* To do
Print, word for word, the opening line of the data below and every line after it through the line that contains "(9.5,6) -- (704,6);", but not the pictures.

* Data
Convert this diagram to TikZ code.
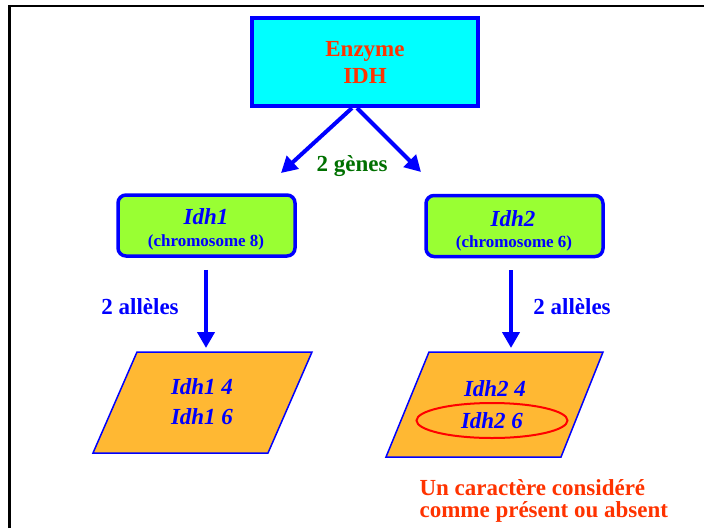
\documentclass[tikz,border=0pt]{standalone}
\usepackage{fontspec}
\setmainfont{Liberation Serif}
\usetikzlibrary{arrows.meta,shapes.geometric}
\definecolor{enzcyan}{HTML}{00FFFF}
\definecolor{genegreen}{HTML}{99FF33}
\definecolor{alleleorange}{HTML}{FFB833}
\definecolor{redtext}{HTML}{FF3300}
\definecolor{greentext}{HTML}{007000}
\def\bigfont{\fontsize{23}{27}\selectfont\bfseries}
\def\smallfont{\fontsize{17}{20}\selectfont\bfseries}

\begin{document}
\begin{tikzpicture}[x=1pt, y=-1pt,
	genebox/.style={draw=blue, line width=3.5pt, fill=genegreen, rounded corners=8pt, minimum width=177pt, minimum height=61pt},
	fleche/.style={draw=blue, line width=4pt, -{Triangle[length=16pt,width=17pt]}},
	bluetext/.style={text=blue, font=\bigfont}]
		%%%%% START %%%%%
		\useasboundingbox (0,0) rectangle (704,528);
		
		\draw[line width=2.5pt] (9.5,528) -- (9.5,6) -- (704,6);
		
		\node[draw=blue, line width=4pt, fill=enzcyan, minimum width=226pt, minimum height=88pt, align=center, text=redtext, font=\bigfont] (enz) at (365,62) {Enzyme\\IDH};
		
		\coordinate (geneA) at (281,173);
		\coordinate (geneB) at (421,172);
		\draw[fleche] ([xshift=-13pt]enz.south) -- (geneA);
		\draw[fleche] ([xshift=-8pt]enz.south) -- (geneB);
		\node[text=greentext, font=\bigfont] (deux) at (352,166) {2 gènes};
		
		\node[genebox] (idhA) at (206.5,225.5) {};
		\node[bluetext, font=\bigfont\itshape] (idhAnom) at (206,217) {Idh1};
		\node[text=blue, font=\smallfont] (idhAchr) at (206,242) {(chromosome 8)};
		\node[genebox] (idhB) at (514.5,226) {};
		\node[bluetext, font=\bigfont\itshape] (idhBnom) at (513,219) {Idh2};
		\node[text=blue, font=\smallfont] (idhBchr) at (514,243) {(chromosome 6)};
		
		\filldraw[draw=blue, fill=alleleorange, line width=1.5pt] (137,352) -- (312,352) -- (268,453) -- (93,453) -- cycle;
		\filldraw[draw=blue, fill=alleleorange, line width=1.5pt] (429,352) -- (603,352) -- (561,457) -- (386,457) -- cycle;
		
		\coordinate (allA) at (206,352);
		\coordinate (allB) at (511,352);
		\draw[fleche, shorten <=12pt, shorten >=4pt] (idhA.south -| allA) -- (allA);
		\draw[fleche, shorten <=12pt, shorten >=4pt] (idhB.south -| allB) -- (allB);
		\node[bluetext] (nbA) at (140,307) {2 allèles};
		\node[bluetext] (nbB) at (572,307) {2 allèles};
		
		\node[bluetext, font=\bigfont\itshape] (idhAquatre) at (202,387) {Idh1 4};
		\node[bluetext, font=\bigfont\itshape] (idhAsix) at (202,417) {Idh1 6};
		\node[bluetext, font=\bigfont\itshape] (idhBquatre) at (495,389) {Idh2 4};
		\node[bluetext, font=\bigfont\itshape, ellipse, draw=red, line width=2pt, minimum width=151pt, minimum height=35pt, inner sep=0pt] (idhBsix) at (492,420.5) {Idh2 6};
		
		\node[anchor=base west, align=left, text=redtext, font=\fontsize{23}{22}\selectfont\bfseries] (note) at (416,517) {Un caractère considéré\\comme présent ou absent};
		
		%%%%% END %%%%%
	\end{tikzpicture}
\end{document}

* Reply
Convert this diagram to TikZ code.
\documentclass[tikz,border=0pt]{standalone}
\usepackage{fontspec}
\setmainfont{Liberation Serif}
\usetikzlibrary{arrows.meta,shapes.geometric}
\definecolor{enzcyan}{HTML}{00FFFF}
\definecolor{genegreen}{HTML}{99FF33}
\definecolor{alleleorange}{HTML}{FFB833}
\definecolor{redtext}{HTML}{FF3300}
\definecolor{greentext}{HTML}{007000}
\def\bigfont{\fontsize{23}{27}\selectfont\bfseries}
\def\smallfont{\fontsize{17}{20}\selectfont\bfseries}

\begin{document}
\begin{tikzpicture}[x=1pt, y=-1pt,
	genebox/.style={draw=blue, line width=3.5pt, fill=genegreen, rounded corners=8pt, minimum width=177pt, minimum height=61pt},
	fleche/.style={draw=blue, line width=4pt, -{Triangle[length=16pt,width=17pt]}},
	bluetext/.style={text=blue, font=\bigfont}]
		%%%%% START %%%%%
		\useasboundingbox (0,0) rectangle (704,528);
		
		\draw[line width=2.5pt] (9.5,528) -- (9.5,6) -- (704,6);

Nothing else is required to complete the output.